View from the Rust Belt: How Bernie Sanders and the Democratic Party Abandoned Me

View from the Rust Belt: How Bernie Sanders and the Democratic Party Abandoned Me

I volunteered for Bernie Sanders for about nine months during the 2016 Democratic primary elections, working almost ten hours a week to support his grassroots campaign. I handed out flyers, organized phone banks, held debate watch parties, helped open his campaign headquarters in Pittsburgh, and even traveled to Ohio from my native Western Pennsylvania.

Bernie stood out as an honest man in a field of politicians who had made promises to the working class that they never kept. He was someone who cared about people like my family, the middle class of the rust belt.

While I entered the political scene as a liberal, I came to increasingly distrust the Democratic establishment. After all, Democrats had been in charge of inner-city communities like mine and, year after year, candidate after candidate, they had fallen short of keeping their promises.

Hillary Clinton was another one of these Democrats who neglected the rustbelt. Politicians like her took us for granted, called us their “blue wall.” Hillary focused her attention on larger, richer areas for fundraising, sidelining states like Pennsylvania. Early in the primary, a number of my fellow volunteers were unsure who they would vote for if Bernie did not receive the nomination. Many would go on to vote for Hillary. However, a number of us would vote for Jill Stein or Donald Trump.
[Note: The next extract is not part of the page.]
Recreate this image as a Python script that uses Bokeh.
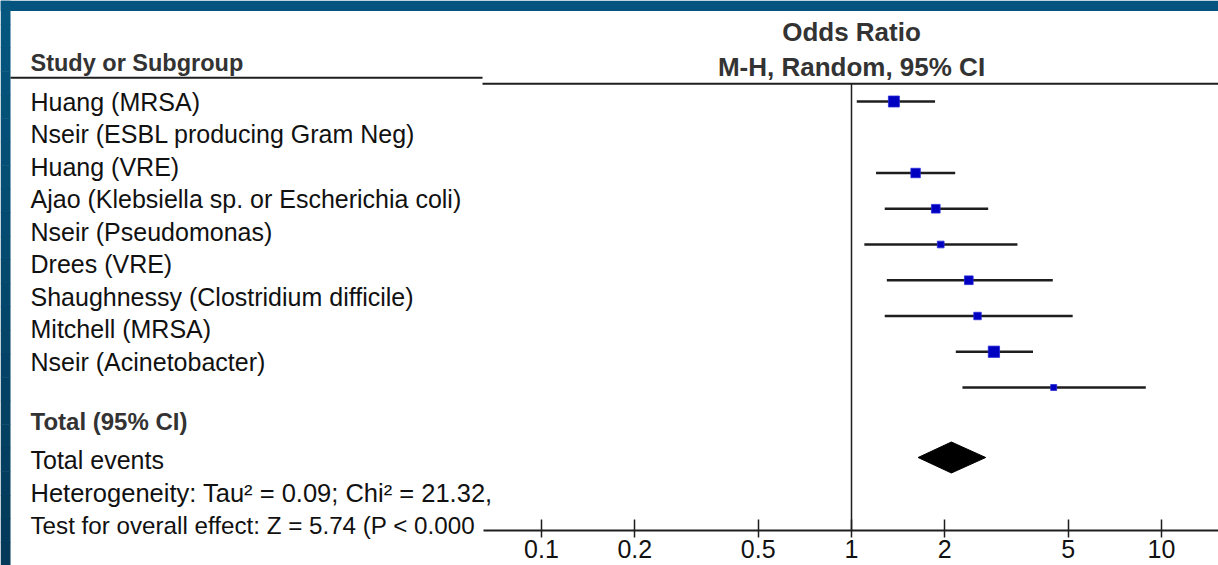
from bokeh.plotting import figure
from bokeh.models import (Range1d, FixedTicker, CustomJSTickFormatter, ColumnDataSource, Label)
from bokeh.embed import file_html
from bokeh.resources import INLINE
from bokeh.core.properties import value
import math

# ---------------- data ----------------
study_labels = [
    "Huang (MRSA)",
    "Nseir (ESBL producing Gram Neg)",
    "Huang (VRE)",
    "Ajao (Klebsiella sp. or Escherichia coli)",
    "Nseir (Pseudomonas)",
    "Drees (VRE)",
    "Shaughnessy (Clostridium difficile)",
    "Mitchell (MRSA)",
    "Nseir (Acinetobacter)",
]
nan = float("nan")
odds_ratio = [1.37, nan, 1.61, 1.87, 1.94, 2.39, 2.55, 2.88, 4.49]
ci_lower   = [1.04, nan, 1.20, 1.28, 1.10, 1.30, 1.28, 2.17, 2.28]
ci_upper   = [1.86, nan, 2.16, 2.76, 3.43, 4.46, 5.17, 3.85, 8.90]
weight_pct = [19.3, nan, 14.3, 12.1, 7.2, 12.1, 8.9, 20.4, 5.7]

total_or, total_lo, total_hi = 2.10, 1.64, 2.71

footer_bold = "Total (95% CI)"
footer_lines = [
    "Total events",
    "Heterogeneity: Tau\u00b2 = 0.09; Chi\u00b2 = 21.32,",
    "Test for overall effect: Z = 5.74 (P < 0.000",
]
header_left = "Study or Subgroup"
header_right = ["Odds Ratio", "M-H, Random, 95% CI"]

tick_values = [0.1, 0.2, 0.5, 1, 2, 5, 10]
tick_labels = ["0.1", "0.2", "0.5", "1", "2", "5", "10"]

# ---------------- layout helpers ----------------
W, H = 1218, 565
X_ONE = 851        # screen x of OR = 1
DECADE = 310       # pixels per decade
AXIS_Y = 530


def sx(X):
    """screen pixel x -> data x on the log axis"""
    return 10 ** ((X - X_ONE) / DECADE)


FONT = "Liberation Sans"
TXT = "#111111"
BOLD = "#333333"
LINE = "#1e1e1e"

p = figure(width=W, height=H,
           x_axis_type="log",
           x_range=Range1d(sx(0), sx(W)),
           y_range=Range1d(H, 0),
           output_backend="svg", toolbar_location=None,
           min_border_left=0, min_border_right=0, min_border_top=0, min_border_bottom=0,
           y_axis_location=None, x_axis_location="below",
           background_fill_color="white", border_fill_color="white",
           outline_line_color=None)
p.grid.visible = False

# blue slide frame: top band and left strip (vertical gradient)
p.quad(left=[sx(0)], right=[sx(W)], top=[0], bottom=[10.5],
       fill_color="#05547f", line_color=None)
N = 24
c0, c1 = (5, 87, 128), (4, 57, 89)
strip_cols = ["#%02x%02x%02x" % tuple(round(a + (b - a) * k / (N - 1)) for a, b in zip(c0, c1))
              for k in range(N)]
p.quad(left=[sx(0)] * N, right=[sx(10)] * N,
       top=[H * k / N for k in range(N)], bottom=[H * (k + 1) / N + 0.5 for k in range(N)],
       fill_color=strip_cols, line_color=None)

# x axis, drawn at a fixed location inside the plotting area
ax = p.xaxis[0]
ax.fixed_location = AXIS_Y
ax.ticker = FixedTicker(ticks=tick_values)
ax.formatter = CustomJSTickFormatter(
    args=dict(vals=tick_values, labs=tick_labels),
    code="""
    for (let i = 0; i < vals.length; i++) {
        if (Math.abs(vals[i] - tick) < 1e-9 * Math.max(1, tick)) return labs[i];
    }
    return tick.toString();
    """)
ax.bounds = (sx(483), sx(W))
ax.axis_line_color = LINE
ax.axis_line_width = 2
ax.major_tick_line_color = LINE
ax.major_tick_line_width = 1.5
ax.major_tick_in = 11
ax.major_tick_out = 7
ax.minor_tick_line_color = None
ax.major_label_standoff = 2
ax.major_label_text_font = FONT
ax.major_label_text_font_size = "25px"
ax.major_label_text_color = TXT

# header lines and the line of no effect
p.segment(x0=[sx(10)], y0=[77.3], x1=[sx(482)], y1=[77.3], line_color=LINE, line_width=2)
p.segment(x0=[sx(482)], y0=[83.3], x1=[sx(W)], y1=[83.3], line_color=LINE, line_width=2)
p.segment(x0=[1], y0=[83.3], x1=[1], y1=[AXIS_Y], line_color=LINE, line_width=1.5)

# study rows (plot area)
ROW0, ROW_STEP = 101, 35.75
rows = [i for i in range(len(study_labels)) if not math.isnan(odds_ratio[i])]
src = ColumnDataSource(dict(
    y=[ROW0 + ROW_STEP * i for i in rows],
    est=[odds_ratio[i] for i in rows],
    lo=[ci_lower[i] for i in rows],
    hi=[ci_upper[i] for i in rows],
    size=[2.5 * math.sqrt(weight_pct[i]) for i in rows],
))
p.segment(x0="lo", y0="y", x1="hi", y1="y", source=src, line_color=LINE, line_width=2.5)
p.rect(x="est", y="y", width="size", height="size", width_units="screen", height_units="screen",
       source=src, fill_color="#0000c0", line_color="#2a2ad8", line_width=0.8)

# pooled diamond
DY, DH = 457, 15.5
p.patch(x=[total_lo, total_or, total_hi, total_or], y=[DY, DY - DH, DY, DY + DH],
        fill_color="black", line_color="black", line_width=1)

# left-hand labels
LX = sx(30)
LAB0, LAB_STEP = 101, 32.5
lab_src = ColumnDataSource(dict(
    x=[LX] * len(study_labels),
    y=[LAB0 + LAB_STEP * i for i in range(len(study_labels))],
    text=study_labels,
))
p.text(x="x", y="y", text="text", source=lab_src, text_font=value(FONT),
       text_font_size="25px", text_baseline="middle", text_align="left", text_color=TXT)

p.add_layout(Label(x=LX, y=62, text=header_left, text_font=FONT, text_font_size="23.5px",
                   text_font_style="bold", text_baseline="middle", text_color=BOLD))
for txt, yy in zip(header_right, [31, 66]):
    p.add_layout(Label(x=1, y=yy, text=txt, text_font=FONT, text_font_size="26px",
                       text_font_style="bold", text_baseline="middle", text_align="center",
                       text_color=BOLD))
p.add_layout(Label(x=LX, y=421, text=footer_bold, text_font=FONT, text_font_size="24px",
                   text_font_style="bold", text_baseline="middle", text_color=BOLD))
for txt, yy, fs in zip(footer_lines, [459, 492, 525], ["25px", "25.5px", "24.2px"]):
    p.add_layout(Label(x=LX, y=yy, text=txt, text_font=FONT, text_font_size=fs,
                       text_baseline="middle", text_color=TXT))

open("out.html", "w").write(file_html(p, INLINE))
While we may disagree on solutions to the problem, the simple fact is that middle class Americans, of all races, are struggling. In my region, the middle class is disappearing. Factories are closing, and jobs in nearly every sector are being decimated by automation. Someone needed to acknowledge the reality for what it was instead of writing off any concern as racism or some kind of neo-luddism.

Yet many Democrats stayed silent, displaying the kind of arrogance common in coastal states where limousine liberals think they know what is best for the other half of the country better than we do ourselves. Since Trump became president, this smug self-righteousness has only increased. While average middle class Americans struggle to pay their bills, Democrats indulge in debates about the legality of plastic straws, free health insurance for illegal immigrants, confiscating guns, and packing the Supreme Court with liberal justices.

After Trump’s inauguration, my political affiliation began to shift. While I vehemently opposed some of his policies, I whole-heartedly supported others. His tariffs against China have had mixed effects, yet he has achieved record job growth and a growing economy. Ultimately, I came to realize that the true cause of my discontent was the federal government, a government that has continuously left the people of my region behind.

Why would I advocate for the dramatic expansion of the federal government when I disagreed with so many of its policies? I opposed many of the U.S.’s foreign interventions, the drug war, and mass surveillance. Eventually, I found a political home in libertarianism. Now, as a libertarian, I often rail against many of the policies I staunchly advocated for in 2016.

Looking to the 2020 election, I struggle to find a Democratic presidential candidate that addresses the concerns of the average American. The party continues to neglect voters in my region. Meanwhile, Trump reiterates the fact that wages are rising, and the economy is booming. At this point it does not matter what effect Trump’s policies are having on the rust belt, because he is one of the only candidates that even addresses the issues of the region.

If Democrats continue to ignore the rust belt, Trump will likely win Pennsylvania, Ohio, and Michigan again. Democrats must focus on bringing economic prosperity back to the rust belt, rather than on policies that are both trivial and costly to middle class Americans.